Eclipse backed Cerebras, the company challenging Nvidia with wafer-scale chips purpose-built for AI training. That bet tells you where they see leverage: not in fine-tuning models, but in the compute infrastructure that lets those models exist at scale. Same pattern with robotics and manufacturing. The fund isn't betting on apps. It's betting on the physical infrastructure agents will need to operate beyond your browser.
The defense angle matters too. Government money is flowing into AI systems that can operate in contested environments, which means robotics, edge compute, and hardware that works when the internet doesn't. Eclipse is positioning at the intersection of commercial AI infrastructure and national security procurement, a wedge that's only getting wider.

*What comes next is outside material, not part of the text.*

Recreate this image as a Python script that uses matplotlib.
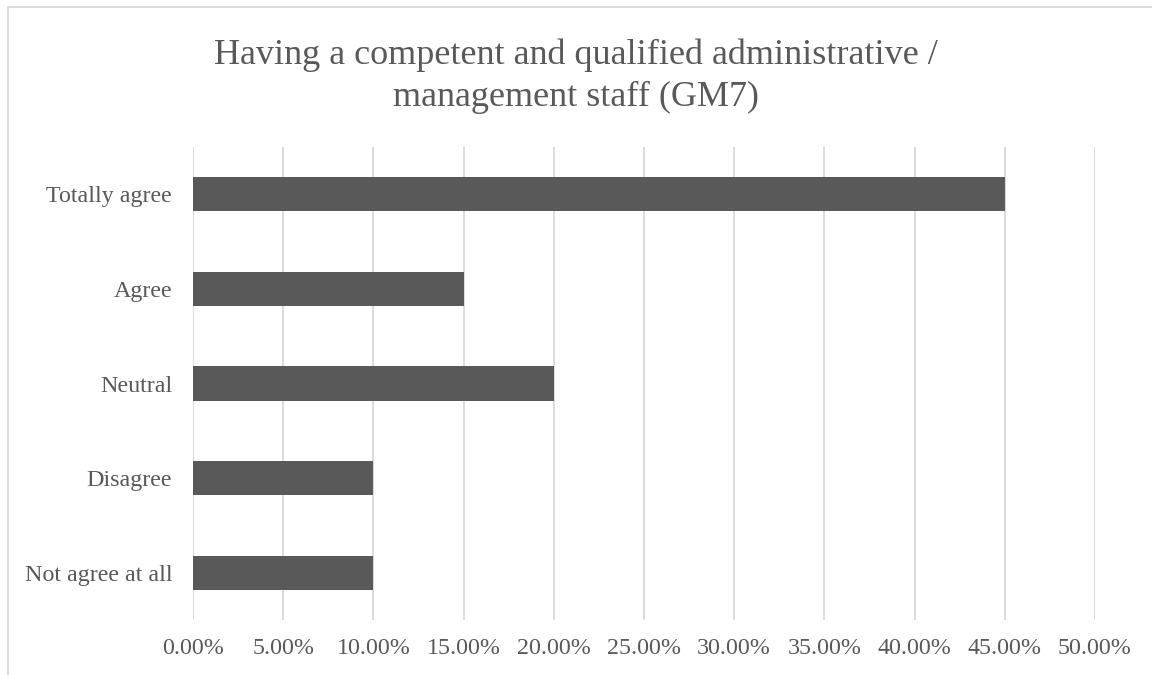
import matplotlib.pyplot as plt
from matplotlib.patches import Rectangle
from matplotlib.ticker import PercentFormatter

categories = ['Not agree at all', 'Disagree', 'Neutral', 'Agree', 'Totally agree']
values = [10, 10, 20, 15, 45]
ticks = [0, 5, 10, 15, 20, 25, 30, 35, 40, 45, 50]

plt.rcParams['font.family'] = ['Liberation Serif', 'DejaVu Serif']
txt = '#595959'

fig = plt.figure(figsize=(11.52, 6.75), dpi=100)
ax = fig.add_axes([0.1675, 0.0815, 0.783, 0.7007])

ax.barh(range(len(categories)), values, height=0.36, color='#595959', zorder=3)
ax.set_yticks(range(len(categories)))
ax.set_yticklabels(categories)
ax.set_ylim(-0.5, len(categories) - 0.5)
ax.set_xlim(0, 50)
ax.set_xticks(ticks)
ax.xaxis.set_major_formatter(PercentFormatter(decimals=2))
ax.grid(axis='x', color='#d9d9d9', linewidth=1.3, zorder=0)
for s in ax.spines.values():
    s.set_visible(False)
ax.tick_params(length=0, labelsize=17.3, colors=txt)
ax.tick_params(axis='x', pad=13)
ax.tick_params(axis='y', pad=15)

fig.text(0.5, 0.887, 'Having a competent and qualified administrative /\nmanagement staff (GM7)',
         ha='center', va='center', fontsize=26, color=txt, linespacing=1.32)

fig.patches.append(Rectangle((8 / 1152, -0.05), 1.1, 1 - 7 / 675 + 0.05,
                             transform=fig.transFigure, fill=False,
                             edgecolor='#d9d9d9', linewidth=1.3))

fig.savefig('out.png', dpi=100)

This is what the next deployment phase looks like. We've trained the models. Now we need the hardware to run them everywhere, the robots to execute in physical space, and the manufacturing capacity to build it all at volume. Eclipse is betting $1.3 billion that the companies building that layer are where the real value accrues.
The Implication
If you're building in AI, ask yourself: are you building on infrastructure someone else owns, or are you building the infrastructure? Eclipse's bet suggests the latter is where venture scale returns live now. For the rest of us, watch which robotics and manufacturing companies start closing big rounds in the next six months. That's your signal for where agents are going next, beyond the screen and into the supply chain.